--- start DATASET ENTRIES ---

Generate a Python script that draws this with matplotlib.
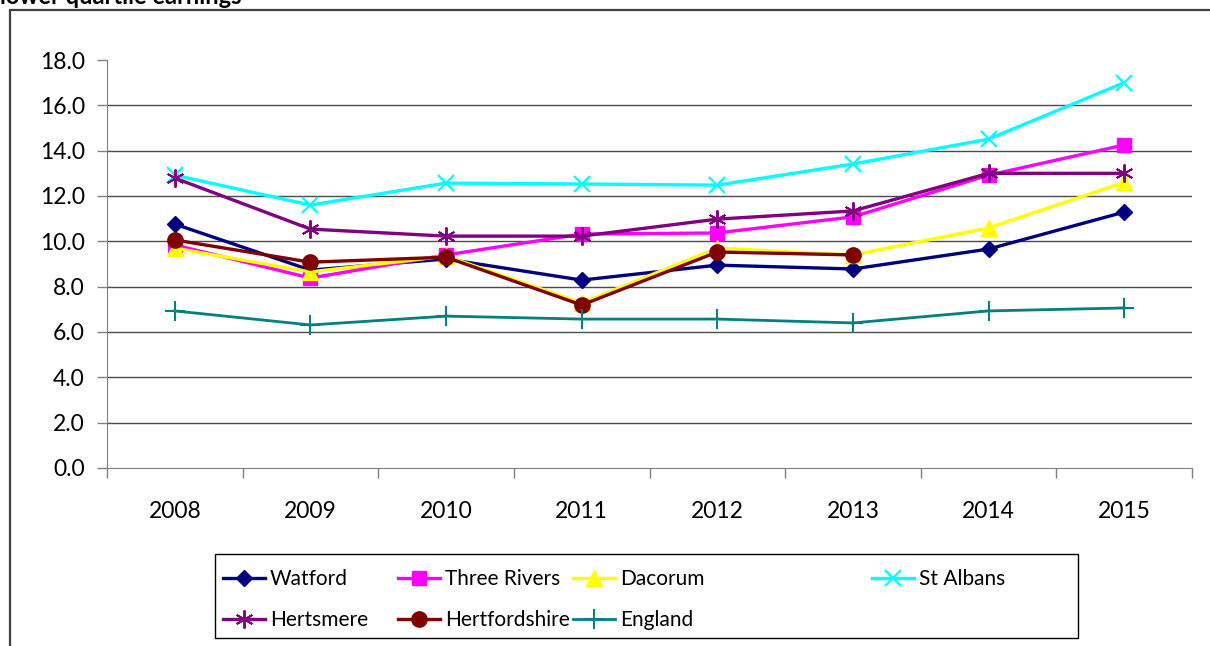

--- end DATASET ENTRIES ---
--- start DATASET ENTRIES ---

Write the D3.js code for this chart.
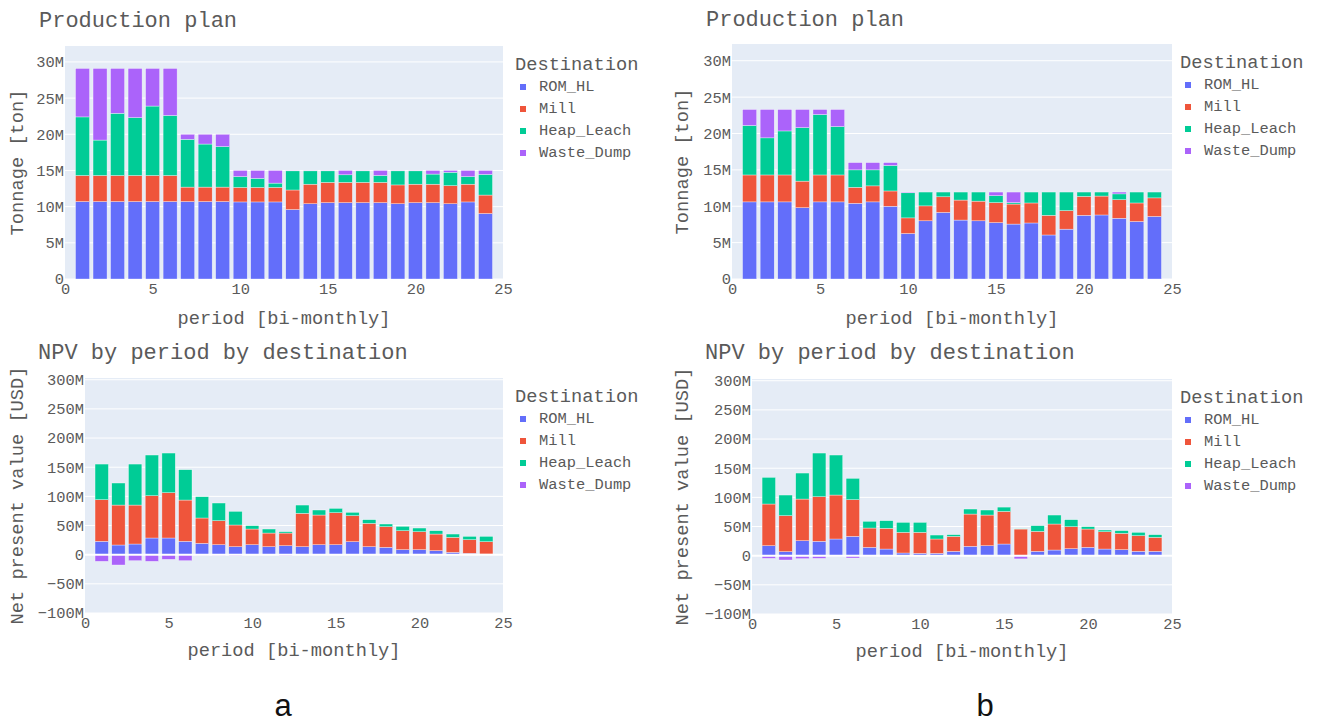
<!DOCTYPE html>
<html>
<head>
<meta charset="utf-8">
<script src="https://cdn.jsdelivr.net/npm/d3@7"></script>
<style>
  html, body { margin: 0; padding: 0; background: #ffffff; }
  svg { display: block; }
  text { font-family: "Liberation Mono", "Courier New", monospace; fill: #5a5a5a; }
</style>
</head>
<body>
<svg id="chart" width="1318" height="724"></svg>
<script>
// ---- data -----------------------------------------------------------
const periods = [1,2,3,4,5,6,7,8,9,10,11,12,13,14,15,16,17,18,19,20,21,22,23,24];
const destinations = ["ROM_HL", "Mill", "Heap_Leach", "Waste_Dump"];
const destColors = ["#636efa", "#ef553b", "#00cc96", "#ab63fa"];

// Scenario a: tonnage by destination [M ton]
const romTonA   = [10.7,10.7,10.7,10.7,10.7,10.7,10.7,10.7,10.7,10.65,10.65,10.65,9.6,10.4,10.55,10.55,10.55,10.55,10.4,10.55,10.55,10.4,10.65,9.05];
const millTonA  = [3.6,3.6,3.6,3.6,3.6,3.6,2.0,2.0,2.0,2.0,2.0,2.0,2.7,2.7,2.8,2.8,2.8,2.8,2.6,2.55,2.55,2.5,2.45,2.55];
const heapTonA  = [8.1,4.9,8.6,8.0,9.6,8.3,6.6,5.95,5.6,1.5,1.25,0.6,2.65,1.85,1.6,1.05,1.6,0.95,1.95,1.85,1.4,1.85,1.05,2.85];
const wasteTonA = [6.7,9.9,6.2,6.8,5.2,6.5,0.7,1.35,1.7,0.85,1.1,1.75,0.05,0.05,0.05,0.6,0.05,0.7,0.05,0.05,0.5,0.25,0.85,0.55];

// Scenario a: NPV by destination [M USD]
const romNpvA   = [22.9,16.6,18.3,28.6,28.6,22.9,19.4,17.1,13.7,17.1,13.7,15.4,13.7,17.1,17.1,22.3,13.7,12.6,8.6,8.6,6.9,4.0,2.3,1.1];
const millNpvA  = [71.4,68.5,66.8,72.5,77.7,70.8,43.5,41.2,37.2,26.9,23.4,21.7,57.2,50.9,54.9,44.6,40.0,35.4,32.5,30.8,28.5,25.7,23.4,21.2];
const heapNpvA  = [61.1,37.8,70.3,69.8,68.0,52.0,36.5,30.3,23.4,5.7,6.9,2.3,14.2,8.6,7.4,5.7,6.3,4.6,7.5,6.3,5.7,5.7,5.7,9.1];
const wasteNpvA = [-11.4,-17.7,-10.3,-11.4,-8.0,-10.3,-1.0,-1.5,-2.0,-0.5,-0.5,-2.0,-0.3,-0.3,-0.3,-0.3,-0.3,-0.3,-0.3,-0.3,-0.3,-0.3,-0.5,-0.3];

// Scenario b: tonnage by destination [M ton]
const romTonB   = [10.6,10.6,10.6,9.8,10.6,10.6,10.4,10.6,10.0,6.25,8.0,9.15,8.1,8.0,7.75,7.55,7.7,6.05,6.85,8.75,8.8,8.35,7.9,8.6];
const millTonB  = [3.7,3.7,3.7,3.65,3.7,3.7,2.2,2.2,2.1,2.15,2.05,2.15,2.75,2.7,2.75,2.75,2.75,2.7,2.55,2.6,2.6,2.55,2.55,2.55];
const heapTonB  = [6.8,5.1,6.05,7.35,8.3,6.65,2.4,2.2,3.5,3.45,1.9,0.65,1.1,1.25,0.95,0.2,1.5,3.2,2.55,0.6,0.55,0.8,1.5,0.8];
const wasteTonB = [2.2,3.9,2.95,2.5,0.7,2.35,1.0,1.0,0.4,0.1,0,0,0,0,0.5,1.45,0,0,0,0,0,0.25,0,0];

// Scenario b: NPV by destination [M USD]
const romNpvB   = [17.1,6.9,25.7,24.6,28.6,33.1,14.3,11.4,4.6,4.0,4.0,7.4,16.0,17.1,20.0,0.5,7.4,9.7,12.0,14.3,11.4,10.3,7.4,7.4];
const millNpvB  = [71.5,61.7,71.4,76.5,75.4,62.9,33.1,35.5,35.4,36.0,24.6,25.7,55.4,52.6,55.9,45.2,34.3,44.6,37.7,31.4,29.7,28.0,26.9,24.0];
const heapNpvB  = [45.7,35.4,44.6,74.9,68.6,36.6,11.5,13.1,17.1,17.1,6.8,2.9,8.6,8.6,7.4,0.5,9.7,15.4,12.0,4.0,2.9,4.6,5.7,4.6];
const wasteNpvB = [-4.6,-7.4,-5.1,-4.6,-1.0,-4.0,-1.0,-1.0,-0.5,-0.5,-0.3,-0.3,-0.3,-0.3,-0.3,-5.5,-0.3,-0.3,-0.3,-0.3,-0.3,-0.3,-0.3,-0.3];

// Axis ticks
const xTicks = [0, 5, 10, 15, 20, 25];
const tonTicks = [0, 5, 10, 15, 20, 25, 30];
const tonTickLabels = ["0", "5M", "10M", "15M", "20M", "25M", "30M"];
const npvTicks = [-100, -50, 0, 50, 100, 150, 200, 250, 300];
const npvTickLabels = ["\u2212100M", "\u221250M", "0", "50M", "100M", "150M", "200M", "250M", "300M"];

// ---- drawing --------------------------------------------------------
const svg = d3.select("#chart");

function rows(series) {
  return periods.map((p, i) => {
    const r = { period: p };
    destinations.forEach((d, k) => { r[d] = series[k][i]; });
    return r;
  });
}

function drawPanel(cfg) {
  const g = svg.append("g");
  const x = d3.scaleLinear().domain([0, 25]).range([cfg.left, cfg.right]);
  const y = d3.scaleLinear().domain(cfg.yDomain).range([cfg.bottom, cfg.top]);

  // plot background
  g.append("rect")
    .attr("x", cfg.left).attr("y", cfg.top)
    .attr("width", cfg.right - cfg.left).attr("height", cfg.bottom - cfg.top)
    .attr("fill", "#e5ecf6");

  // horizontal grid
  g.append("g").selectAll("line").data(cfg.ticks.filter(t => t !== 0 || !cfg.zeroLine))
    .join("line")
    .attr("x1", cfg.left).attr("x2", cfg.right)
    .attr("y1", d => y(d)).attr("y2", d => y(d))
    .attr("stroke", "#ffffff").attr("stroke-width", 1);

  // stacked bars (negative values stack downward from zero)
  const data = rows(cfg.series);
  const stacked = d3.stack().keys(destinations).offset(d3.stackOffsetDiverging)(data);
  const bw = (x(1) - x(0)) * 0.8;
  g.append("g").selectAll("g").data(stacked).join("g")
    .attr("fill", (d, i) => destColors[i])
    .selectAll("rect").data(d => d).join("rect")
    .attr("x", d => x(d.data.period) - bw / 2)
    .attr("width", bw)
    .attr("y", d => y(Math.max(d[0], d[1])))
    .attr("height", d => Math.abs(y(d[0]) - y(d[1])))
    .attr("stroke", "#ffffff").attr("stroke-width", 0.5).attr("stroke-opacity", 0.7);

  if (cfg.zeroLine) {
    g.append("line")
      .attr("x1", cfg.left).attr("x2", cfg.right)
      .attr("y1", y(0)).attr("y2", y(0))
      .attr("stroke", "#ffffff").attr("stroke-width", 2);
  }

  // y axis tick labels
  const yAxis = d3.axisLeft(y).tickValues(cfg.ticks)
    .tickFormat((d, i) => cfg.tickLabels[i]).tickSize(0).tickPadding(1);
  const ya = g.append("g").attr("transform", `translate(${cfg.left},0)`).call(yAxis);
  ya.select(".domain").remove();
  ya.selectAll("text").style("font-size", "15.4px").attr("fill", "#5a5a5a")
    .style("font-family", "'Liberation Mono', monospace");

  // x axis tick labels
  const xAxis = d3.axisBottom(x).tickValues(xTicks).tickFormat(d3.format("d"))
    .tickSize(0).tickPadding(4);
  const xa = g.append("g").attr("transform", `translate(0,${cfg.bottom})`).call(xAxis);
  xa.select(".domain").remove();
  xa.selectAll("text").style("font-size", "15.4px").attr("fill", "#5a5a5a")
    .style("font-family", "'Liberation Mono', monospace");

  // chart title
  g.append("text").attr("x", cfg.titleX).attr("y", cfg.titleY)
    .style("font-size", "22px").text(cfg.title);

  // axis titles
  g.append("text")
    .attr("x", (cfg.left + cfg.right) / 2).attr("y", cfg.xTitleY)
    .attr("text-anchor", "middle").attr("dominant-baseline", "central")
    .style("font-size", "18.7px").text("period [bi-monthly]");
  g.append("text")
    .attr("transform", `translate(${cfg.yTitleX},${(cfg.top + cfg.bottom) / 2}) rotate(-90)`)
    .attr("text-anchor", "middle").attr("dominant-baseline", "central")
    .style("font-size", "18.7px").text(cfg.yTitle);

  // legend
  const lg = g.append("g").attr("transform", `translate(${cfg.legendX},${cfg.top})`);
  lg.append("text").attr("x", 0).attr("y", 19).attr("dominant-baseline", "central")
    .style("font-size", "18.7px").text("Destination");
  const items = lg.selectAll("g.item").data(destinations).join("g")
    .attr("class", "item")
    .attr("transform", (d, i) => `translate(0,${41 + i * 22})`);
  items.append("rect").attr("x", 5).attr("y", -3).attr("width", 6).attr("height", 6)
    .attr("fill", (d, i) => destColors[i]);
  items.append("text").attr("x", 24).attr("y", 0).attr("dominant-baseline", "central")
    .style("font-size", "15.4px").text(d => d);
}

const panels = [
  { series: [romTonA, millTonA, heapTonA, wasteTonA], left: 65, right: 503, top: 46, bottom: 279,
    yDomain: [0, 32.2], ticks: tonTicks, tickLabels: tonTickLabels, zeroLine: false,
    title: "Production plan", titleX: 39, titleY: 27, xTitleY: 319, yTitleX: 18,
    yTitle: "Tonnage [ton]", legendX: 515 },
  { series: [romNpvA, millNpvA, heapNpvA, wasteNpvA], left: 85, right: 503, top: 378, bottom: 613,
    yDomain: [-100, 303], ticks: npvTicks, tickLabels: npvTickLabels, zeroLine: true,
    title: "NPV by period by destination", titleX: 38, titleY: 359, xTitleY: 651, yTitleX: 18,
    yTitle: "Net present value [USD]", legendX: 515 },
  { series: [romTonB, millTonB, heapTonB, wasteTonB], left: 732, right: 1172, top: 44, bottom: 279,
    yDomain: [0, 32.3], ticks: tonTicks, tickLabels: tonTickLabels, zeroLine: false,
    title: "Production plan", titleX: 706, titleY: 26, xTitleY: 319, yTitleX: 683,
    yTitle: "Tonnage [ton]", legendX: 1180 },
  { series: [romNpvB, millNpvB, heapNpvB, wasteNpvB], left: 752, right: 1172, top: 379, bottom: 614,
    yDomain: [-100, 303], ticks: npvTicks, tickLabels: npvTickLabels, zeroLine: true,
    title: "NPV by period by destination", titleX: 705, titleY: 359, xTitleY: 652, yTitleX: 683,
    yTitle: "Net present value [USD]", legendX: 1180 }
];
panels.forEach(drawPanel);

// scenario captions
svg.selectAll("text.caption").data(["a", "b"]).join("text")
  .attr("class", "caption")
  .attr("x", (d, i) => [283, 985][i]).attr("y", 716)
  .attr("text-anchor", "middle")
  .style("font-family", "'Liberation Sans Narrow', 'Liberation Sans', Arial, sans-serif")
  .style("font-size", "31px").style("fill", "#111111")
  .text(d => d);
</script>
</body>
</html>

--- end DATASET ENTRIES ---

Show all lines in the entries above where the word "this" appears.

*PROBLEM SOLUTION*.
Generate a Python script that draws this with matplotlib.
Write the D3.js code for this chart.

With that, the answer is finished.